I am just fascinated by people. What they look like, how they choose to present themselves. What they choose to share about themselves. Especially when what they share about themselves blows my preconceived notions about them all to hell on a fast train.
Take a guy I've known casually for three or four years now. Looks and dresses like your standard East Coast preppy WASP. He's a successful broker, drives a BMW. His wife drives a Porsche and spends all her free time at the tennis club. They have two boys who always wear collared shirts and like to play golf. Despite the obnoxious picture I'm sure that my words are drawing of this couple, they are lovely people. I just hadn't spent much time talking to either of them beyond the superficial and would have bet dollars to doughnuts that both of them were raised in privilege.

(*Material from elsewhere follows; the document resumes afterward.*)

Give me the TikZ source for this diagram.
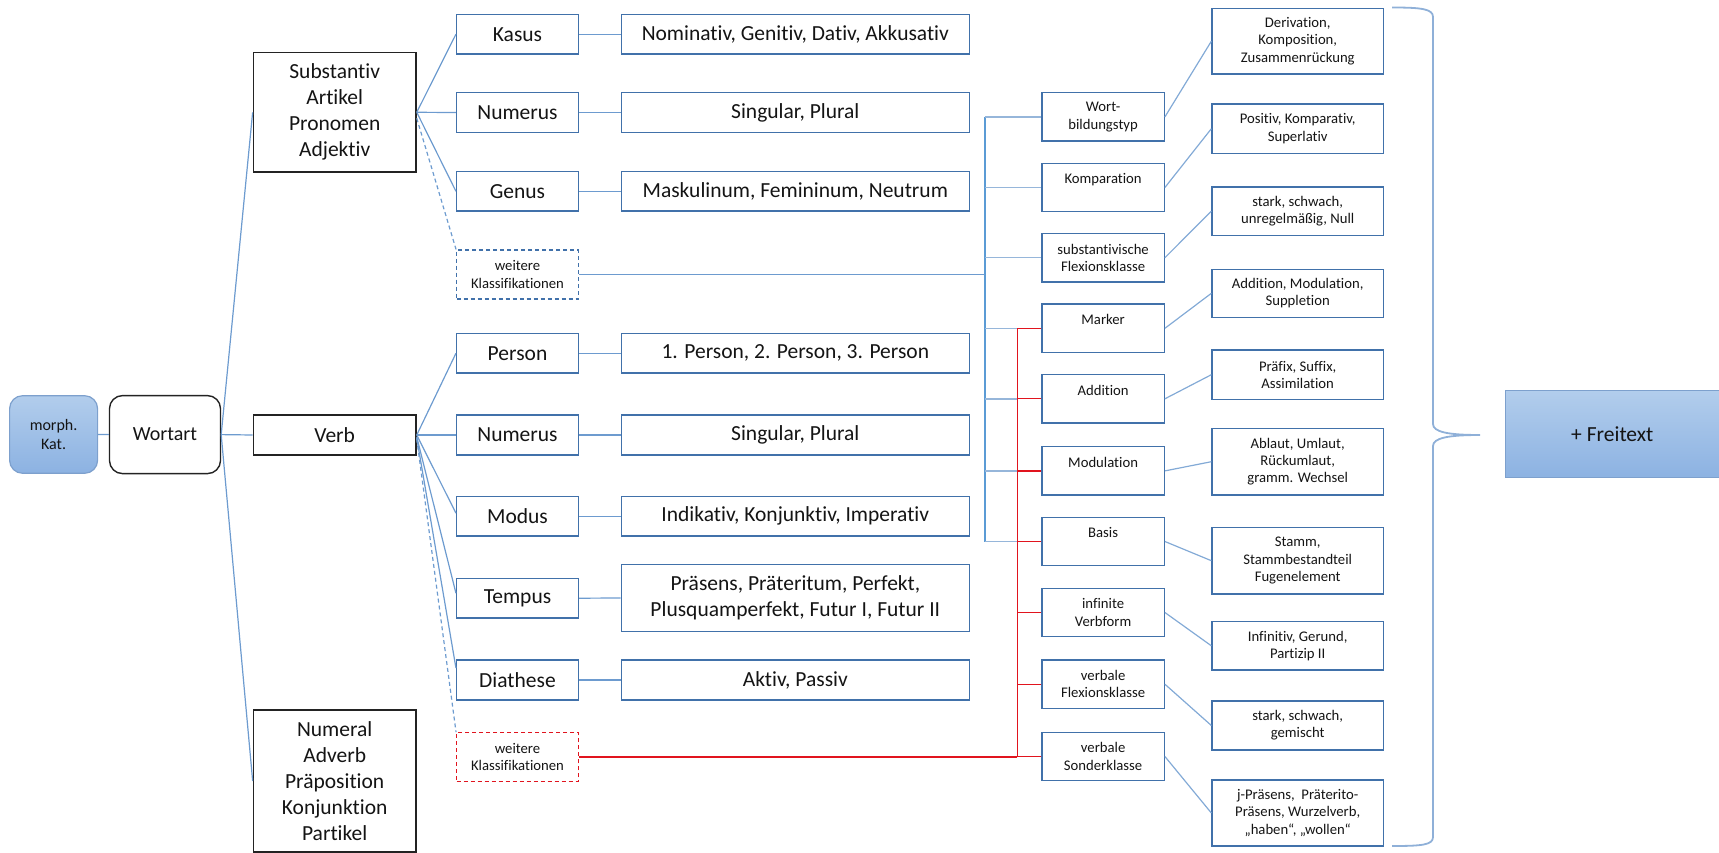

Then, one recent hot sunny afternoon, I found myself sitting next to the guy for a couple of hours. Turns out he's 110% self-made. Child of divorce, dad is a plumber, stepdad is an electrician, mother is a real piece of work. All kinds of tension with siblings and mother to this day. He grew up in a ritzy area but on the wrong side of the tracks. Nobody in his family had been to college, nobody cared about his grades, sure as hell nobody was expecting him to go to college or would have had the first clue how to help him get in even if they'd cared. He worked afternoons as a landscaper in high school, nights cleaning up at a club. Worked his way up to the DJ booth and helping to manage the club because he always showed up for work. Took some classes at the local community college (paid for this himself, of course) and did well after a rough start. Prof told him he was in way over his head, though. Didn't sit well with him; he put a chip on his shoulder and that was it.
After two years, he transferred to a four-year school. He watched all the kids whose parents were driving them to school and helping them move in and swore that if he ever had kids, he'd be that kind of parent. He'd driven himself to school alone. Somewhere along the line, he met another student who was a business major. Asked what kind of jobs that would get you. Liked the answer, asked the kid what classes he needed to take and then took them.
Graduated from college, started out on the bottom rung. 100% commission sales job. He was married by then, wife (from not too different a background) was working retail. They scrimped and save to buy their first house. When they finally did, and he proudly told his parents, his mom asked him who the hell he thought he was.
Both of my parents are college graduates. They put themselves through school, and wanted my brother and me to have it easier than they did. There was never any question of whether we were going to college, and they paid for it. They deal was that we had to take it seriously and work hard. That was it.
I did work hard, and I did succeed. But success was mine to lose from the start. Life set him up to fail, and the fact that he ended up succeeding anyway makes for one hell of a story. And this, my friends, is why I like it when people talk to me. You never know what you'll learn.